Ukrainian negotiators said a third round of talks with Russia on a ceasefire would go ahead on Monday, although Moscow was less definitive. Two previous rounds were unsuccessful and Zelenskiy has said Russia must first stop bombing.
“Together we will all rebuild our state,” Zelenskiy told Ukrainians in a televised address Saturday evening. “My confidence in this is reinforced by the energy of our resistance, our protest”.
NO EVACUATIONS
Earlier, the International Committee of the Red Cross had said planned civilian evacuations from Mariupol and Volnovakha were unlikely to start on Saturday. The city council in Mariupol had accused Russia of not observing a ceasefire, while Moscow said Ukrainian “nationalists” were preventing civilians from leaving.
Britain said the proposed ceasefire in Mariupol – which has been without power, water and heating for days – was likely an attempt by Russia to deflect international condemnation while it resets its forces.
The port of Mariupol has endured heavy bombardment, a sign of its strategic value to Moscow due to its position between Russian-backed separatist-held eastern Ukraine and the Black Sea Crimean peninsula, which Moscow seized from Kyiv in 2014.
Russia’s Defence Ministry said its forces were carrying out a wide-ranging offensive in Ukraine and had taken several towns and villages, Interfax news agency reported.
In aerial combat near Zhytomyr, about 100 km (62 miles) west of Kyiv, it said, four Ukrainian Su-27 fighter jets had been shot down. Reuters could not independently confirm the report.

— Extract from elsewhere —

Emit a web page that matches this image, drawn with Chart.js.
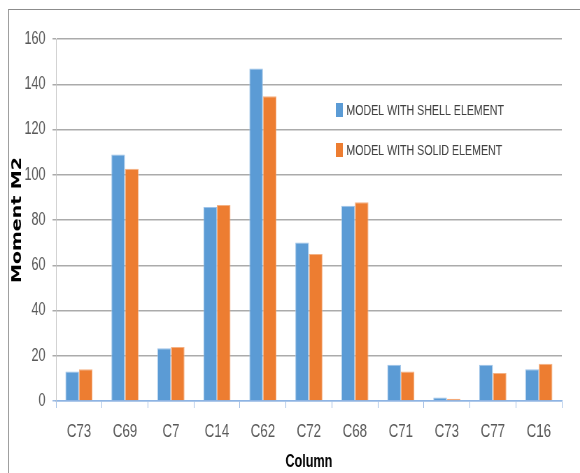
<!DOCTYPE html>
<html>
<head>
<meta charset="utf-8">
<script src="https://cdn.jsdelivr.net/npm/chart.js@4/dist/chart.umd.min.js"></script>
<style>
    body { margin: 0; background: #fff; }
    #wrap { position: relative; width: 580px; height: 473px; overflow: hidden; }
    #chart { position: absolute; left: 0; top: 0; }
    #frame { position: absolute; left: 8px; top: 9px; width: 580px; height: 480px;
             border-top: 1px solid #8c8c8c; border-left: 1px solid #a0a0a0; pointer-events: none; }
</style>
</head>
<body>
<div id="wrap">
    <!-- the picture is squeezed sideways, so draw wide and shrink the canvas -->
    <canvas id="chart" width="829" height="473" style="width:580px;height:473px"></canvas>
    <div id="frame"></div>
</div>
<script>
// chart data
const columns = ['C73', 'C69', 'C7', 'C14', 'C62', 'C72', 'C68', 'C71', 'C73', 'C77', 'C16'];
const shellValues = [13, 109, 23.3, 85.7, 147, 70.1, 86.3, 16, 1.6, 16, 14];
const solidValues = [14, 102.7, 23.9, 86.6, 134.7, 65, 87.8, 13, 1, 12.4, 16.5];
const seriesNames = ['MODEL WITH SHELL ELEMENT', 'MODEL WITH SOLID ELEMENT'];
const yTicks = [0, 20, 40, 60, 80, 100, 120, 140, 160];

const sans = "'Liberation Sans', Arial, sans-serif";

// legend drawn inside the plot, to the right of the tall bars
const insideLegend = {
    id: 'insideLegend',
    afterDraw(chart) {
        const ctx = chart.ctx;
        const area = chart.chartArea;
        ctx.save();
        ctx.font = '15.2px ' + sans;
        ctx.textBaseline = 'middle';
        chart.data.datasets.forEach((ds, i) => {
            const x = area.left + 400;
            const y = 110 + i * 40;
            ctx.fillStyle = ds.backgroundColor;
            ctx.fillRect(x, y - 7, 10, 14);
            ctx.fillStyle = '#404040';
            ctx.fillText(ds.label, x + 15, y + 1);
        });
        ctx.restore();
    }
};

document.addEventListener('DOMContentLoaded', function() {
    const ctx = document.getElementById('chart').getContext('2d');

    new Chart(ctx, {
        type: 'bar',
        data: {
            labels: columns,
            datasets: [{
                label: seriesNames[0],
                data: shellValues,
                backgroundColor: '#5b9bd5',
                borderColor: '#9cc2e8',
                borderWidth: 1,
                categoryPercentage: 0.59,
                barPercentage: 1
            }, {
                label: seriesNames[1],
                data: solidValues,
                backgroundColor: '#ed7d31',
                borderColor: '#f4b183',
                borderWidth: 1,
                categoryPercentage: 0.59,
                barPercentage: 1
            }]
        },
        options: {
            responsive: false,
            animation: false,
            layout: { padding: { top: 39, left: 14, right: 26, bottom: 0 } },
            plugins: {
                legend: { display: false },
                tooltip: { enabled: false }
            },
            scales: {
                x: {
                    offset: true,
                    afterFit(scale) { scale.height = 72; },
                    grid: {
                        display: true,
                        drawOnChartArea: false,
                        offset: true,
                        tickLength: 7,
                        color: '#9dbbe3'
                    },
                    border: { display: true, color: '#8eb4e3', width: 1.5 },
                    ticks: {
                        color: '#595959',
                        font: { family: sans, size: 19 },
                        padding: 12,
                        maxRotation: 0,
                        autoSkip: false
                    },
                    title: {
                        display: true,
                        text: 'Column',
                        color: '#000',
                        font: { family: sans, size: 18, weight: 'bold' },
                        padding: { top: 0, bottom: 0 }
                    }
                },
                y: {
                    min: 0,
                    max: 160,
                    afterFit(scale) { scale.width = 66; },
                    afterBuildTicks(scale) {
                        scale.ticks = yTicks.map(v => ({ value: v }));
                    },
                    grid: {
                        color: (c) => c.tick && c.tick.value === 0 ? '#9dbbe3' : '#ababab',
                        lineWidth: 1.5,
                        tickLength: 5
                    },
                    border: { display: true, color: '#c4c4c4', width: 1 },
                    ticks: {
                        color: '#595959',
                        font: { family: sans, size: 18 },
                        padding: 10
                    },
                    title: {
                        display: true,
                        text: 'Moment M2',
                        color: '#000',
                        font: { family: "'DejaVu Sans', sans-serif", size: 19, weight: 'bold' },
                        padding: { top: 0, bottom: 4 }
                    }
                }
            }
        },
        plugins: [insideLegend]
    });
});
</script>
</body>
</html>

A United Nations monitoring mission said at least 351 civilians had been confirmed killed and 707 injured in Ukraine since the start of the invasion on Feb. 24, adding that the real figures were likely to be “considerably higher”.

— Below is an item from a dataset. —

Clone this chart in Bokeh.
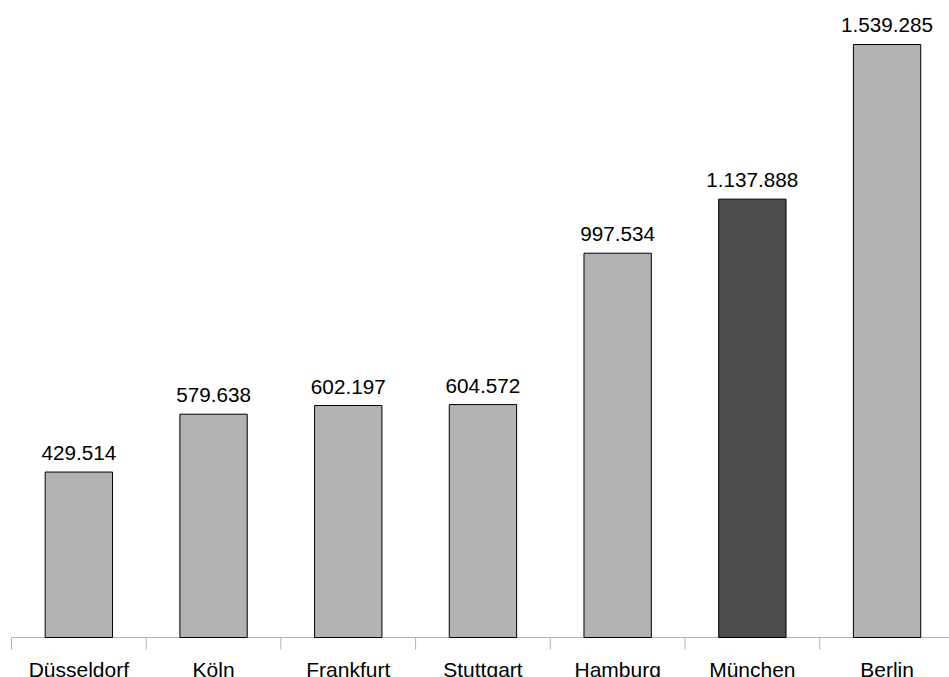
from bokeh.plotting import figure
from bokeh.models import ColumnDataSource, Range1d
from bokeh.core.properties import value
from bokeh.embed import file_html
from bokeh.resources import INLINE
import math

cities = ["Düsseldorf", "Köln", "Frankfurt", "Stuttgart", "Hamburg", "München", "Berlin"]
values = [429514, 579638, 602197, 604572, 997534, 1137888, 1539285]
labels = ["429.514", "579.638", "602.197", "604.572", "997.534", "1.137.888", "1.539.285"]
highlight = "München"

xs = list(range(len(cities)))
colors = ["#4d4d4d" if c == highlight else "#b3b3b3" for c in cities]

src = ColumnDataSource(dict(x=xs, v=values, lab=labels, city=cities, color=colors))

p = figure(width=949, height=677, output_backend="svg", toolbar_location=None,
           x_range=Range1d(-0.5817, 6.4636), y_range=Range1d(-103830, 1653496),
           min_border=0, min_border_left=0, min_border_right=0,
           min_border_top=0, min_border_bottom=0)
p.axis.visible = False
p.grid.visible = False
p.outline_line_color = None
p.background_fill_color = "white"
p.border_fill_color = "white"

# axis line and boundary ticks
n = len(cities)
p.segment(x0=[-0.5], y0=[0], x1=[n - 0.5], y1=[0], line_color="#b3b3b3", line_width=1)
bounds = [i - 0.5 for i in range(n + 1)]
p.ray(x=bounds, y=[0] * len(bounds), length=12, length_units="screen",
      angle=-math.pi / 2, line_color="#b3b3b3", line_width=1)

p.vbar(x="x", top="v", bottom=0, width=0.5, source=src,
       fill_color="color", line_color="black", line_width=1)

p.text(x="x", y="v", text="lab", source=src, text_align="center",
       text_baseline="alphabetic", y_offset=-19, text_font=value("Liberation Sans"),
       text_font_size="20.7px", text_color="black")

p.text(x="x", y=0, text="city", source=src, text_align="center",
       text_baseline="alphabetic", y_offset=32, text_font=value("Liberation Sans"),
       text_font_size="21px", text_color="black")

open("out.html", "w").write(file_html(p, INLINE))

The number of refugees could rise to 1.5 million by Sunday night from 1.3 million now, the U.N. refugee agency chief said.

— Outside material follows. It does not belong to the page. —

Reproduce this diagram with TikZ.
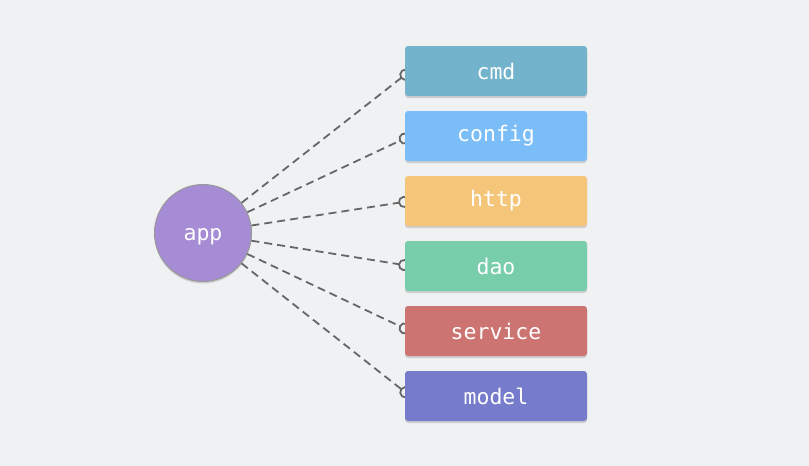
\documentclass[tikz,border=0pt]{standalone}
\usepackage{fontspec}
\setmonofont{DejaVu Sans Mono}
\usetikzlibrary{arrows.meta,shadows}
\definecolor{bg}{HTML}{F0F1F3}
\definecolor{ccmd}{HTML}{74B3CC}
\definecolor{cconfig}{HTML}{7BBDF7}
\definecolor{chttp}{HTML}{F5C67A}
\definecolor{cdao}{HTML}{78CDAB}
\definecolor{cservice}{HTML}{CC7472}
\definecolor{cmodel}{HTML}{767BCC}
\definecolor{capp}{HTML}{A68BD5}
\definecolor{lgray}{HTML}{666666}
\tikzset{
  modbox/.style={rectangle, rounded corners=3pt, minimum width=182pt, minimum height=50pt,
    inner sep=0pt, text=white, font=\ttfamily\fontsize{21.5}{21.5}\selectfont,
    drop shadow={shadow xshift=0pt, shadow yshift=-2pt, opacity=0.3}},
  link/.style={draw=lgray, line width=1.8pt, dash pattern=on 8pt off 5pt,
    -{Circle[open, length=12pt, width=12pt, line width=1.8pt]}},
}
\begin{document}
\begin{tikzpicture}[x=1pt,y=-1pt]
\fill[bg] (0,0) rectangle (809,466);
\useasboundingbox (0,0) rectangle (809,466);
\node[circle, minimum size=97pt, inner sep=0pt, fill=capp, draw=black!40, line width=1pt,
  text=white, font=\ttfamily\fontsize{21.5}{21.5}\selectfont,
  drop shadow={shadow xshift=0pt, shadow yshift=-2pt, opacity=0.3}] (app) at (203,233) {\raisebox{-7.5pt}[0pt][0pt]{app}};
\coordinate (p1) at (410,71);
\coordinate (p2) at (410,136);
\coordinate (p3) at (410,201);
\coordinate (p4) at (410,266);
\coordinate (p5) at (410,331);
\coordinate (p6) at (410,396);
\foreach \p in {p1,p2,p3,p4,p5,p6} \draw[link] (app) -- (\p);
\node[modbox, fill=ccmd] (cmd) at (496,71) {cmd};
\node[modbox, fill=cconfig] (config) at (496,136) {config};
\node[modbox, fill=chttp] (http) at (496,201) {http};
\node[modbox, fill=cdao] (dao) at (496,266) {dao};
\node[modbox, fill=cservice] (service) at (496,331) {service};
\node[modbox, fill=cmodel] (model) at (496,396) {model};
\end{tikzpicture}
\end{document}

Women and children, often numb with exhaustion, continued to pour into Poland and other neighbouring countries as well as into western Ukrainian cities such as Lviv.
“I’ve barely slept for 10 days,” said Anna Filatova, arriving in Lviv with her two daughters from heavily bombed Kharkiv, Ukraine’s second city near its eastern border with Russia.
“The Russians want to flatten Kharkiv… We hate Putin.”
U.S. Secretary of State Antony Blinken, on a visit to Poland, met Ukrainian Foreign Minister Dmytro Kuleba at the border amid tight security to discuss the provision of weapons and efforts to isolate Russia and cripple its economy.
Blinken also met refugees staying in a disused shopping mall in Poland, which has taken in the vast majority of the Ukrainians forced to flee their country.
‘MY HEART IS BREAKING’
Russians, reeling from a 30% fall in the rouble’s value in the past 10 days, money transfer curbs and the exit of Western companies from IKEA to Microsoft, expressed fear for their economic future.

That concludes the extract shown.